### PROMPT
Return the material exactly, first line through the line containing "q_ticks = [1e5, 1e6, 1e7, 1e8, 1e9]", and nothing more. Pictures stay out.

### DATA EXTRACT

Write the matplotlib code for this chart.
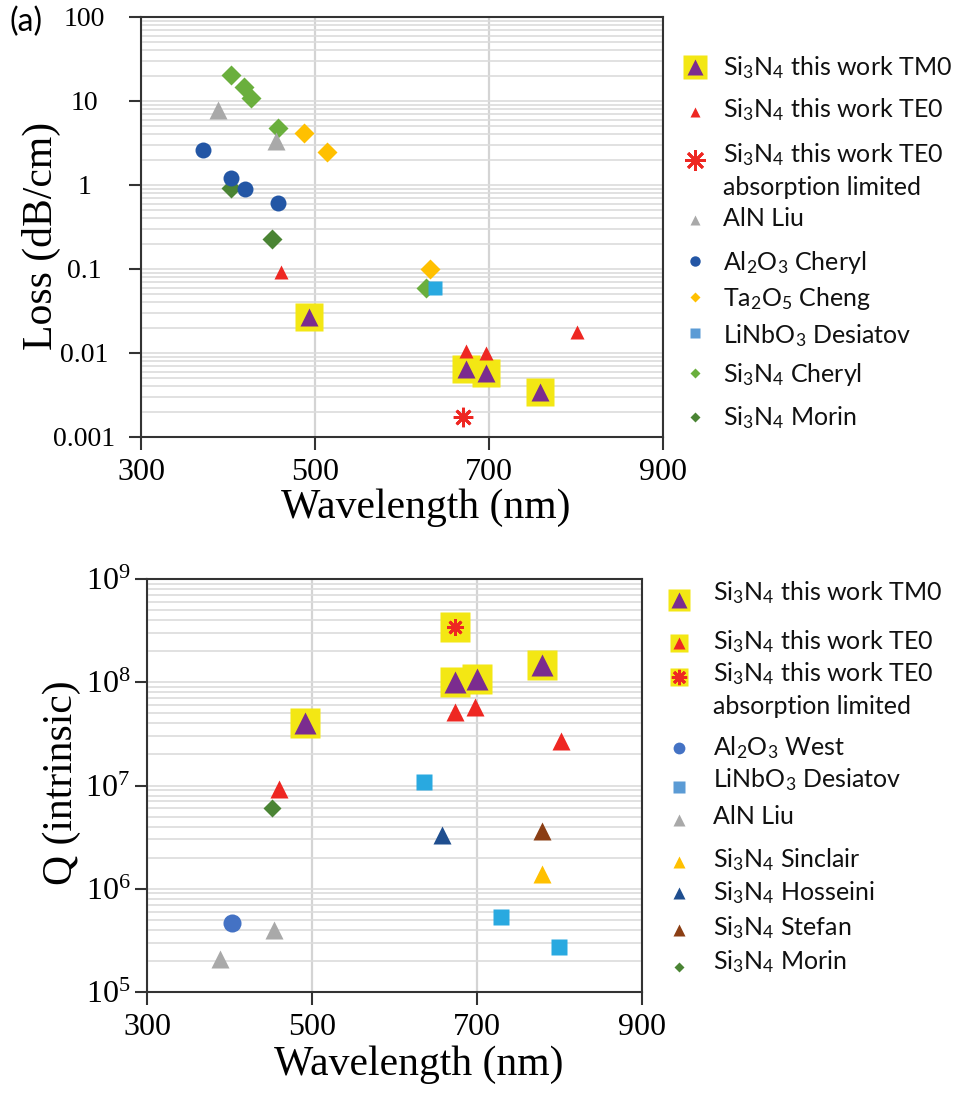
import math
import matplotlib
matplotlib.use("Agg")
import matplotlib.pyplot as plt
from matplotlib.ticker import FixedLocator, FuncFormatter, NullFormatter, LogLocator

# ---------------- propagation loss data (dB/cm) ----------------
tm0_loss_wl = [493, 673, 697, 759]
tm0_loss = [0.027, 0.0064, 0.0058, 0.0034]
te0_loss_wl = [461, 673, 697, 801]
te0_loss = [0.092, 0.0107, 0.0101, 0.018]
abs_loss_wl = [670]
abs_loss = [0.00174]
aln_loss_wl = [389, 455]
aln_loss = [7.8, 3.3]
al2o3_loss_wl = [371, 404, 419, 457]
al2o3_loss = [2.6, 1.2, 0.9, 0.61]
ta2o5_loss_wl = [487, 514, 632]
ta2o5_loss = [4.2, 2.5, 0.10]
linbo3_loss_wl = [638]
linbo3_loss = [0.06]
sin_cheryl_wl = [404, 418, 427, 458, 628]
sin_cheryl_loss = [20.4, 14.8, 10.8, 4.8, 0.06]
morin_loss_wl = [404, 450]
morin_loss = [0.93, 0.228]

# ---------------- intrinsic Q data ----------------
tm0_q_wl = [492, 673, 700, 779]
tm0_q = [4.0e7, 1.0e8, 1.07e8, 1.48e8]
te0_q_wl = [460, 673, 697, 802]
te0_q = [9.3e6, 5.2e7, 5.8e7, 2.7e7]
abs_q_wl = [673]
abs_q = [3.4e8]
al2o3_q_wl = [403]
al2o3_q = [4.7e5]
linbo3_q_wl = [636, 729, 799]
linbo3_q = [1.08e7, 5.3e5, 2.7e5]
aln_q_wl = [388, 454]
aln_q = [2.1e5, 4.0e5]
sinclair_q_wl = [779]
sinclair_q = [1.38e6]
hosseini_q_wl = [657]
hosseini_q = [3.3e6]
stefan_q_wl = [779]
stefan_q = [3.6e6]
morin_q_wl = [452]
morin_q = [6.0e6]

x_ticks = [300, 500, 700, 900]
loss_ticks = [100, 10, 1, 0.1, 0.01, 0.001]
q_ticks = [1e5, 1e6, 1e7, 1e8, 1e9]

SIN = r"Si$\mathregular{_3}$N$\mathregular{_4}$"
top_labels = [SIN + " this work TM0", SIN + " this work TE0",
              SIN + " this work TE0\nabsorption limited", "AlN Liu",
              r"Al$\mathregular{_2}$O$\mathregular{_3}$ Cheryl",
              r"Ta$\mathregular{_2}$O$\mathregular{_5}$ Cheng",
              r"LiNbO$\mathregular{_3}$ Desiatov", SIN + " Cheryl", SIN + " Morin"]
bottom_labels = [SIN + " this work TM0", SIN + " this work TE0",
                 SIN + " this work TE0\nabsorption limited",
                 r"Al$\mathregular{_2}$O$\mathregular{_3}$ West",
                 r"LiNbO$\mathregular{_3}$ Desiatov", "AlN Liu",
                 SIN + " Sinclair", SIN + " Hosseini", SIN + " Stefan", SIN + " Morin"]

PURPLE = "#7B2C8F"
YELLOW = "#F3E714"
RED = "#EE2722"
GRAY = "#A9A9A9"
NAVY_DOT = "#2356A5"
BLUE_DOT = "#4472C4"
ORANGE = "#FFC000"
CYAN = "#29A9E0"
LEGEND_SQ = "#5B9BD5"
LGREEN = "#6AAF3D"
DGREEN = "#4A8434"
DBLUE = "#1F4E8F"
BROWN = "#8B3E14"

SERIF = "Liberation Serif"
SANS = "Lato"

fig = plt.figure(figsize=(9.70, 10.93), dpi=100)
fig.patch.set_facecolor("white")


def style_axes(ax):
    ax.set_xlim(300, 900)
    ax.set_yscale("log")
    ax.xaxis.set_major_locator(FixedLocator(x_ticks))
    ax.yaxis.set_minor_locator(LogLocator(base=10, subs=range(2, 10), numticks=20))
    ax.yaxis.set_minor_formatter(NullFormatter())
    ax.grid(True, which="major", axis="x", color="#D4D4D4", lw=1.6, zorder=0)
    ax.grid(True, which="both", axis="y", color="#DCDCDC", lw=1.2, zorder=0)
    ax.set_axisbelow(True)
    for sp in ax.spines.values():
        sp.set_color("#333333")
        sp.set_linewidth(1.5)
    ax.tick_params(which="major", direction="out", length=9, width=1.5, color="#333333")
    ax.tick_params(which="minor", length=0)
    for lab in ax.get_xticklabels() + ax.get_yticklabels():
        lab.set_fontfamily(SERIF)


# ---------------- (a) loss ----------------
ax1 = fig.add_axes([141 / 970, 1 - 437 / 1093, 522 / 970, 420 / 1093])
style_axes(ax1)
ax1.set_ylim(0.001, 100)
ax1.yaxis.set_major_locator(FixedLocator(loss_ticks))
ax1.yaxis.set_major_formatter(FuncFormatter(lambda v, p: "%g" % v))
ax1.tick_params(axis="x", labelsize=23, pad=6)
ax1.tick_params(axis="y", labelsize=20, pad=32)
plt.setp(ax1.get_yticklabels(), ha="center", fontfamily=SERIF)

ax1.plot(tm0_loss_wl, tm0_loss, "s", ms=20, color=YELLOW, mec="none", zorder=2)
ax1.plot(sin_cheryl_wl, sin_cheryl_loss, "D", ms=10, color=LGREEN, mec="none", zorder=3)
ax1.plot(morin_loss_wl, morin_loss, "D", ms=10, color=DGREEN, mec="none", zorder=3)
ax1.plot(aln_loss_wl, aln_loss, "^", ms=13, color=GRAY, mec="none", zorder=3)
ax1.plot(al2o3_loss_wl, al2o3_loss, "o", ms=11.5, color=NAVY_DOT, mec="none", zorder=3)
ax1.plot(ta2o5_loss_wl, ta2o5_loss, "D", ms=10, color=ORANGE, mec="none", zorder=3)
ax1.plot(linbo3_loss_wl, linbo3_loss, "s", ms=9.5, color=CYAN, mec="none", zorder=3)
ax1.plot(te0_loss_wl, te0_loss, "^", ms=9.5, color=RED, mec="none", zorder=4)
ax1.plot(abs_loss_wl, abs_loss, marker=(8, 2, 0), ms=14, mew=2, color=RED, ls="none", zorder=4)
ax1.plot(tm0_loss_wl, tm0_loss, "^", ms=13, color=PURPLE, mec="none", zorder=5)

ax1.set_xlabel("Wavelength (nm)", fontsize=30, fontfamily=SERIF, va="center")
ax1.xaxis.set_label_coords(0.546, -0.169)
ax1.set_ylabel("Loss (dB/cm)", fontsize=30, fontfamily=SERIF, va="center")
ax1.yaxis.set_label_coords(-0.19, 0.479)

# ---------------- (b) intrinsic Q ----------------
ax2 = fig.add_axes([147 / 970, 1 - 992 / 1093, 495 / 970, 413 / 1093])
style_axes(ax2)
ax2.set_ylim(1e5, 1e9)
ax2.yaxis.set_major_locator(FixedLocator(q_ticks))
ax2.yaxis.set_major_formatter(
    FuncFormatter(lambda v, p: r"$\mathregular{10^{%d}}$" % round(math.log10(v))))
ax2.tick_params(axis="x", labelsize=23, pad=6)
ax2.tick_params(axis="y", labelsize=23, pad=3)

ax2.plot(tm0_q_wl, tm0_q, "s", ms=21, color=YELLOW, mec="none", zorder=2)
ax2.plot(abs_q_wl, abs_q, "s", ms=21, color=YELLOW, mec="none", zorder=2)
ax2.plot(al2o3_q_wl, al2o3_q, "o", ms=13, color=BLUE_DOT, mec="none", zorder=3)
ax2.plot(linbo3_q_wl, linbo3_q, "s", ms=11.5, color=CYAN, mec="none", zorder=3)
ax2.plot(aln_q_wl, aln_q, "^", ms=13, color=GRAY, mec="none", zorder=3)
ax2.plot(sinclair_q_wl, sinclair_q, "^", ms=13, color=ORANGE, mec="none", zorder=3)
ax2.plot(hosseini_q_wl, hosseini_q, "^", ms=13, color=DBLUE, mec="none", zorder=3)
ax2.plot(stefan_q_wl, stefan_q, "^", ms=13, color=BROWN, mec="none", zorder=3)
ax2.plot(morin_q_wl, morin_q, "D", ms=9, color=DGREEN, mec="none", zorder=3)
ax2.plot(te0_q_wl, te0_q, "^", ms=13, color=RED, mec="none", zorder=4)
ax2.plot(abs_q_wl, abs_q, marker=(8, 2, 0), ms=12, mew=2, color=RED, ls="none", zorder=4)
ax2.plot(tm0_q_wl, tm0_q, "^", ms=16, color=PURPLE, mec="none", zorder=5)

ax2.set_xlabel("Wavelength (nm)", fontsize=30, fontfamily=SERIF, va="center")
ax2.xaxis.set_label_coords(0.55, -0.177)
ax2.set_ylabel("Q (intrinsic)", fontsize=30, fontfamily=SERIF, va="center")
ax2.yaxis.set_label_coords(-0.172, 0.508)

# ---------------- hand-placed legends (figure pixel coordinates) ----------------
leg = fig.add_axes([0, 0, 1, 1], zorder=10)
leg.set_xlim(0, 970)
leg.set_ylim(1093, 0)
leg.axis("off")
leg.patch.set_visible(False)

# (marker, colour, size, yellow backing size)
top_keys = [("^", PURPLE, 11, 17), ("^", RED, 7.5, 0), ((8, 2, 0), RED, 15, 0),
            ("^", GRAY, 7.5, 0), ("o", NAVY_DOT, 7.5, 0), ("D", ORANGE, 5.5, 0),
            ("s", LEGEND_SQ, 7, 0), ("D", LGREEN, 5.5, 0), ("D", DGREEN, 5.5, 0)]
top_key_y = [67, 112, 160, 220, 261, 297, 333, 373, 417]
top_text_y = [68, 110, 153, 218, 262, 298, 336, 374, 418]

bottom_keys = [("^", PURPLE, 11, 16), ("^", RED, 8.5, 13), ((8, 2, 0), RED, 11, 13),
               ("o", BLUE_DOT, 8.5, 0), ("s", LEGEND_SQ, 8, 0), ("^", GRAY, 8.5, 0),
               ("^", ORANGE, 8.5, 0), ("^", DBLUE, 8.5, 0), ("^", BROWN, 8.5, 0),
               ("D", DGREEN, 5.5, 0)]
bottom_key_y = [600, 643, 677, 748, 787, 820, 862, 893, 930, 967]
bottom_text_y = [593, 642, 672, 748, 780, 816, 860, 893, 928, 962]


def draw_legend(keys, key_y, text_y, labels, key_x, text_x):
    for (mk, col, ms, back), ky, ty, lab in zip(keys, key_y, text_y, labels):
        if back:
            leg.plot(key_x, ky, "s", ms=back, color=YELLOW, mec="none")
        if isinstance(mk, tuple):
            leg.plot(key_x, ky, marker=mk, ms=ms, mew=2, color=col, ls="none")
        else:
            leg.plot(key_x, ky, marker=mk, ms=ms, color=col, mec="none", ls="none")
        # two-line labels: shift down so the first line sits on the row
        if "\n" in lab:
            ty += 17
        leg.text(text_x, ty, lab, fontsize=18, fontfamily=SANS, color="#111111",
                 va="center", ha="left", linespacing=1.4)


draw_legend(top_keys, top_key_y, top_text_y, top_labels, 695, 723)
draw_legend(bottom_keys, bottom_key_y, bottom_text_y, bottom_labels, 679, 713)

fig.text(10 / 970, 1 - 22 / 1093, "(a)", fontsize=23, fontfamily=SANS, va="center", ha="left")

fig.savefig("out.png", dpi=100)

### OUTPUT OF THE TASK
Write the matplotlib code for this chart.
import math
import matplotlib
matplotlib.use("Agg")
import matplotlib.pyplot as plt
from matplotlib.ticker import FixedLocator, FuncFormatter, NullFormatter, LogLocator

# ---------------- propagation loss data (dB/cm) ----------------
tm0_loss_wl = [493, 673, 697, 759]
tm0_loss = [0.027, 0.0064, 0.0058, 0.0034]
te0_loss_wl = [461, 673, 697, 801]
te0_loss = [0.092, 0.0107, 0.0101, 0.018]
abs_loss_wl = [670]
abs_loss = [0.00174]
aln_loss_wl = [389, 455]
aln_loss = [7.8, 3.3]
al2o3_loss_wl = [371, 404, 419, 457]
al2o3_loss = [2.6, 1.2, 0.9, 0.61]
ta2o5_loss_wl = [487, 514, 632]
ta2o5_loss = [4.2, 2.5, 0.10]
linbo3_loss_wl = [638]
linbo3_loss = [0.06]
sin_cheryl_wl = [404, 418, 427, 458, 628]
sin_cheryl_loss = [20.4, 14.8, 10.8, 4.8, 0.06]
morin_loss_wl = [404, 450]
morin_loss = [0.93, 0.228]

# ---------------- intrinsic Q data ----------------
tm0_q_wl = [492, 673, 700, 779]
tm0_q = [4.0e7, 1.0e8, 1.07e8, 1.48e8]
te0_q_wl = [460, 673, 697, 802]
te0_q = [9.3e6, 5.2e7, 5.8e7, 2.7e7]
abs_q_wl = [673]
abs_q = [3.4e8]
al2o3_q_wl = [403]
al2o3_q = [4.7e5]
linbo3_q_wl = [636, 729, 799]
linbo3_q = [1.08e7, 5.3e5, 2.7e5]
aln_q_wl = [388, 454]
aln_q = [2.1e5, 4.0e5]
sinclair_q_wl = [779]
sinclair_q = [1.38e6]
hosseini_q_wl = [657]
hosseini_q = [3.3e6]
stefan_q_wl = [779]
stefan_q = [3.6e6]
morin_q_wl = [452]
morin_q = [6.0e6]

x_ticks = [300, 500, 700, 900]
loss_ticks = [100, 10, 1, 0.1, 0.01, 0.001]
q_ticks = [1e5, 1e6, 1e7, 1e8, 1e9]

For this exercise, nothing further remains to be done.